* WRITTEN EXERCISE: Omit all images. Transcribe the rest of the material below exactly.

* RAW DATA:
----

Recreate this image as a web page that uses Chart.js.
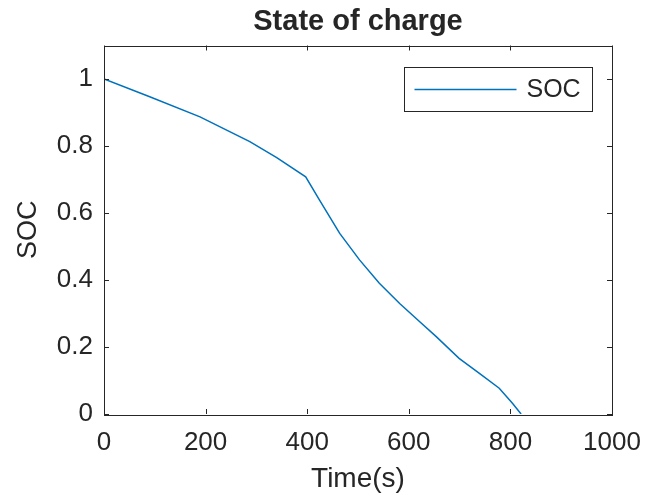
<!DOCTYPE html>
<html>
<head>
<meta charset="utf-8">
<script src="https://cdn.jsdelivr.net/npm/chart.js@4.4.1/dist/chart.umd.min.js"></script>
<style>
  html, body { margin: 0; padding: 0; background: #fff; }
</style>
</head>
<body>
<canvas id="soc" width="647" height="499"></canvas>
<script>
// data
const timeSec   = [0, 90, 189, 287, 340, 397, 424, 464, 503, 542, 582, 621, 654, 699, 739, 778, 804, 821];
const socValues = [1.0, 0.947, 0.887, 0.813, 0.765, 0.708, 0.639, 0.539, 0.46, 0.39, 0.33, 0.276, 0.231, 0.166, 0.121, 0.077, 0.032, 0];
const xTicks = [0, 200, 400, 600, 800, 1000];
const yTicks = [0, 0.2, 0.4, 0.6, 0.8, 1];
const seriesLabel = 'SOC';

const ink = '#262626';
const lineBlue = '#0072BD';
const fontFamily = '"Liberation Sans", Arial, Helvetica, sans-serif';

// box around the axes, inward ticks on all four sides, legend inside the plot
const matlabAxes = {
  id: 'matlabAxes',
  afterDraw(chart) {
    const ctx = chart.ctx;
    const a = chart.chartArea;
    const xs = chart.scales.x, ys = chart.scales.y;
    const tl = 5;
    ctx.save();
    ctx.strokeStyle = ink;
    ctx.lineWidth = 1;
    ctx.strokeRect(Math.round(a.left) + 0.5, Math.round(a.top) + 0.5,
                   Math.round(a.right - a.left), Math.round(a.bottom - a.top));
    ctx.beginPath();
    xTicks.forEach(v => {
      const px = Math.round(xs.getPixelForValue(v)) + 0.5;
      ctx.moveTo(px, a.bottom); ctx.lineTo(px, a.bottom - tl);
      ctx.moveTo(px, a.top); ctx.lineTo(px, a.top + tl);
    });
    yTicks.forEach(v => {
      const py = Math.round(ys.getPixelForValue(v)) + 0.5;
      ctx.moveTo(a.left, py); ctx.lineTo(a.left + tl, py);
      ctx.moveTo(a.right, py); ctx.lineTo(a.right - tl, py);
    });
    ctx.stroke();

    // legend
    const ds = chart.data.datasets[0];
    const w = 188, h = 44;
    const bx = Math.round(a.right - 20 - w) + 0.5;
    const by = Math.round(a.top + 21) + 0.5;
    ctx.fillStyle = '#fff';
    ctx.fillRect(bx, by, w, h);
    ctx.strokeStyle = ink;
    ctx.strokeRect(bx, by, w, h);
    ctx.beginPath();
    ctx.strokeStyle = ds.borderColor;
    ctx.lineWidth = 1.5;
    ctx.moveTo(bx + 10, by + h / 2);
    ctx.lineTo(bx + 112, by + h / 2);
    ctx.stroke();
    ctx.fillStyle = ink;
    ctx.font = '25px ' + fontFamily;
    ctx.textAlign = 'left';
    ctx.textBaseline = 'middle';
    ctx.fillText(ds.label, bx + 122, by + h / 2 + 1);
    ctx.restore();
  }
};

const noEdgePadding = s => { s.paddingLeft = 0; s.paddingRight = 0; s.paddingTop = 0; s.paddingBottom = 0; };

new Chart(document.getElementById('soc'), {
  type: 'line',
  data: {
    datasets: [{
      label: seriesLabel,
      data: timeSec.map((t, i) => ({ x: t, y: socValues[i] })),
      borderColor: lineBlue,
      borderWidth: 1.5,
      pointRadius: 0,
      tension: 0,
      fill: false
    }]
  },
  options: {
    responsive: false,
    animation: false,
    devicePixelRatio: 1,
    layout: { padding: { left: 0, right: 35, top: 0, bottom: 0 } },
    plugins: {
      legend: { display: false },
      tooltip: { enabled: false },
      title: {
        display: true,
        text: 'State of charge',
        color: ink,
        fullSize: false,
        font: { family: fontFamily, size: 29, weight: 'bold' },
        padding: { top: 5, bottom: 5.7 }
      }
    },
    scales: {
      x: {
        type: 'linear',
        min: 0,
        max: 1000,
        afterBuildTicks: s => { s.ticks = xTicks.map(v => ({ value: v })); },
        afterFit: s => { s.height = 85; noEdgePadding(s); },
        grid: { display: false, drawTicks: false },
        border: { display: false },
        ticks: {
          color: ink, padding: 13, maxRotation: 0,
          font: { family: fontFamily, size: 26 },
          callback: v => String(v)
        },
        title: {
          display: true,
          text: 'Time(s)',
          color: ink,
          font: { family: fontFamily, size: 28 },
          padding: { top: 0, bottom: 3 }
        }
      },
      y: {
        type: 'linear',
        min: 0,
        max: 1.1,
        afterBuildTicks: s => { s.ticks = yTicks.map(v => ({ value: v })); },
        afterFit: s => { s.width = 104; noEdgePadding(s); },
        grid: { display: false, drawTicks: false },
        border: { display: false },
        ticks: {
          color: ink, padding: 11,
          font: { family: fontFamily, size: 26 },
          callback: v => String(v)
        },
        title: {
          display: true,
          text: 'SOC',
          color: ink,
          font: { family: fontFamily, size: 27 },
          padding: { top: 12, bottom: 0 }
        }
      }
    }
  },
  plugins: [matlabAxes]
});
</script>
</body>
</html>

----

* WORKED ANSWER:
Recreate this image as a web page that uses Chart.js.
<!DOCTYPE html>
<html>
<head>
<meta charset="utf-8">
<script src="https://cdn.jsdelivr.net/npm/chart.js@4.4.1/dist/chart.umd.min.js"></script>
<style>
  html, body { margin: 0; padding: 0; background: #fff; }
</style>
</head>
<body>
<canvas id="soc" width="647" height="499"></canvas>
<script>
// data
const timeSec   = [0, 90, 189, 287, 340, 397, 424, 464, 503, 542, 582, 621, 654, 699, 739, 778, 804, 821];
const socValues = [1.0, 0.947, 0.887, 0.813, 0.765, 0.708, 0.639, 0.539, 0.46, 0.39, 0.33, 0.276, 0.231, 0.166, 0.121, 0.077, 0.032, 0];
const xTicks = [0, 200, 400, 600, 800, 1000];
const yTicks = [0, 0.2, 0.4, 0.6, 0.8, 1];
const seriesLabel = 'SOC';

const ink = '#262626';
const lineBlue = '#0072BD';
const fontFamily = '"Liberation Sans", Arial, Helvetica, sans-serif';

// box around the axes, inward ticks on all four sides, legend inside the plot
const matlabAxes = {
  id: 'matlabAxes',
  afterDraw(chart) {
    const ctx = chart.ctx;
    const a = chart.chartArea;
    const xs = chart.scales.x, ys = chart.scales.y;
    const tl = 5;
    ctx.save();
    ctx.strokeStyle = ink;
    ctx.lineWidth = 1;
    ctx.strokeRect(Math.round(a.left) + 0.5, Math.round(a.top) + 0.5,
                   Math.round(a.right - a.left), Math.round(a.bottom - a.top));
    ctx.beginPath();
    xTicks.forEach(v => {
      const px = Math.round(xs.getPixelForValue(v)) + 0.5;
      ctx.moveTo(px, a.bottom); ctx.lineTo(px, a.bottom - tl);
      ctx.moveTo(px, a.top); ctx.lineTo(px, a.top + tl);
    });
    yTicks.forEach(v => {
      const py = Math.round(ys.getPixelForValue(v)) + 0.5;
      ctx.moveTo(a.left, py); ctx.lineTo(a.left + tl, py);
      ctx.moveTo(a.right, py); ctx.lineTo(a.right - tl, py);
    });
    ctx.stroke();

    // legend
    const ds = chart.data.datasets[0];
    const w = 188, h = 44;
    const bx = Math.round(a.right - 20 - w) + 0.5;
    const by = Math.round(a.top + 21) + 0.5;
    ctx.fillStyle = '#fff';
    ctx.fillRect(bx, by, w, h);
    ctx.strokeStyle = ink;
    ctx.strokeRect(bx, by, w, h);
    ctx.beginPath();
    ctx.strokeStyle = ds.borderColor;
    ctx.lineWidth = 1.5;
    ctx.moveTo(bx + 10, by + h / 2);
    ctx.lineTo(bx + 112, by + h / 2);
    ctx.stroke();
    ctx.fillStyle = ink;
    ctx.font = '25px ' + fontFamily;
    ctx.textAlign = 'left';
    ctx.textBaseline = 'middle';
    ctx.fillText(ds.label, bx + 122, by + h / 2 + 1);
    ctx.restore();
  }
};

const noEdgePadding = s => { s.paddingLeft = 0; s.paddingRight = 0; s.paddingTop = 0; s.paddingBottom = 0; };

new Chart(document.getElementById('soc'), {
  type: 'line',
  data: {
    datasets: [{
      label: seriesLabel,
      data: timeSec.map((t, i) => ({ x: t, y: socValues[i] })),
      borderColor: lineBlue,
      borderWidth: 1.5,
      pointRadius: 0,
      tension: 0,
      fill: false
    }]
  },
  options: {
    responsive: false,
    animation: false,
    devicePixelRatio: 1,
    layout: { padding: { left: 0, right: 35, top: 0, bottom: 0 } },
    plugins: {
      legend: { display: false },
      tooltip: { enabled: false },
      title: {
        display: true,
        text: 'State of charge',
        color: ink,
        fullSize: false,
        font: { family: fontFamily, size: 29, weight: 'bold' },
        padding: { top: 5, bottom: 5.7 }
      }
    },
    scales: {
      x: {
        type: 'linear',
        min: 0,
        max: 1000,
        afterBuildTicks: s => { s.ticks = xTicks.map(v => ({ value: v })); },
        afterFit: s => { s.height = 85; noEdgePadding(s); },
        grid: { display: false, drawTicks: false },
        border: { display: false },
        ticks: {
          color: ink, padding: 13, maxRotation: 0,
          font: { family: fontFamily, size: 26 },
          callback: v => String(v)
        },
        title: {
          display: true,
          text: 'Time(s)',
          color: ink,
          font: { family: fontFamily, size: 28 },
          padding: { top: 0, bottom: 3 }
        }
      },
      y: {
        type: 'linear',
        min: 0,
        max: 1.1,
        afterBuildTicks: s => { s.ticks = yTicks.map(v => ({ value: v })); },
        afterFit: s => { s.width = 104; noEdgePadding(s); },
        grid: { display: false, drawTicks: false },
        border: { display: false },
        ticks: {
          color: ink, padding: 11,
          font: { family: fontFamily, size: 26 },
          callback: v => String(v)
        },
        title: {
          display: true,
          text: 'SOC',
          color: ink,
          font: { family: fontFamily, size: 27 },
          padding: { top: 12, bottom: 0 }
        }
      }
    }
  },
  plugins: [matlabAxes]
});
</script>
</body>
</html>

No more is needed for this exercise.